Only Tennessee had scored as many as 40 points against the Tigers. They gave up 43 points to Georgia, not counting Smith’s 96-yard return of a blocked field-goal attempt after LSU’s players gave up on the play. Bennett was 23-of-29 passing for 274 yards and four touchdowns. The Bulldogs rushed for 255 yards and two touchdowns.

Georgia sored touchdowns on four of six possessions in the first half. Back-to-back long TD drives put the Tigers away when they threatened to rally after halftime. The Bulldogs needed a big offensive night with the way their defense was scuffling.

There isn’t another CFP contender that gives up so many big pass plays. That could be a problem for Georgia.

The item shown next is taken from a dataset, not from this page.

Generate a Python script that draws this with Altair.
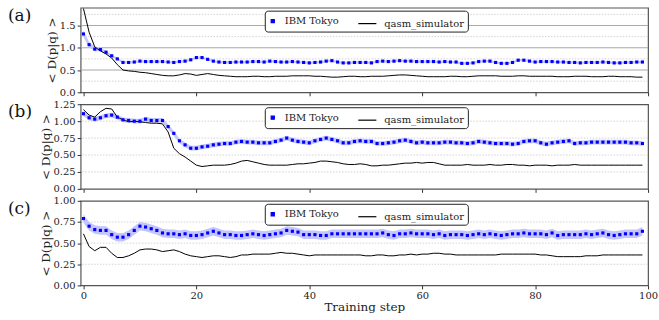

Georgia has allowed 20 pass plays of 30 yards or more in 13 games. TCU has completed 27 pass plays of 30-plus yards in 13 games. Ohio State has 30 in 12 games, and Alabama has 22 in 12 games. LSU had only 12 pass plays of 30 yards or longer in its first 12 games. Then the Tigers played Georgia and suddenly they looked like the Kansas City Chiefs.

Georgia 50, LSU 30

The Bulldogs’ tendency to allow passes over the top is one reason I’ve long believed Ohio State is the one team that can beat them. OSU’s 45-23 home loss to Michigan didn’t make me change my mind about that. It was a bad day for the Buckeyes, but it’s the only one they’ve had all season.

Bulldogs backers know that Alabama also is capable of lighting up Georgia’s defense. The Crimson Tide’s offense gained 536 yards and scored 34 points while beating Georgia in last year’s SEC title game. The Bulldogs avenged that loss with a 33-18 victory over Bama in the national championship game. Now Georgia has an SEC championship, too.

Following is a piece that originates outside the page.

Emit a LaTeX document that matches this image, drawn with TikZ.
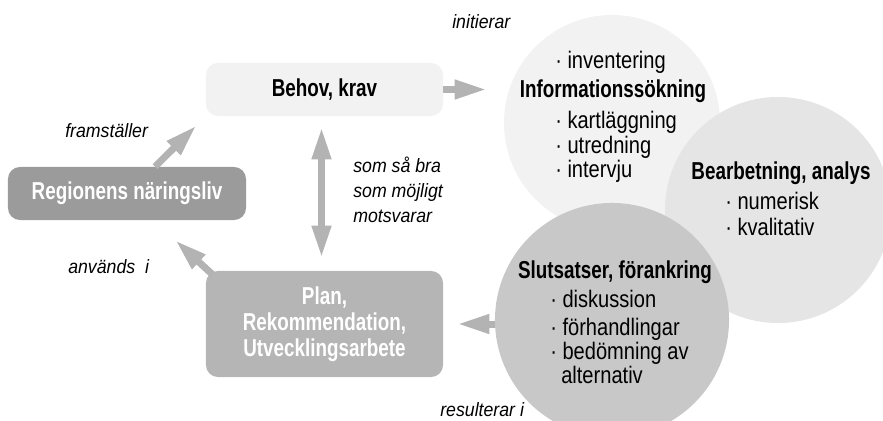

Smart said he hadn’t paid any attention to the CFP scenarios because it’s out of Georgia’s control, and there will be plenty of time to prepare for the semifinal.

“My focus has been on this because I told (the team), ‘I don’t want one kid to walk out of our program without an SEC championship ring for their career. ... They said enough was enough tonight. They got ‘em one.”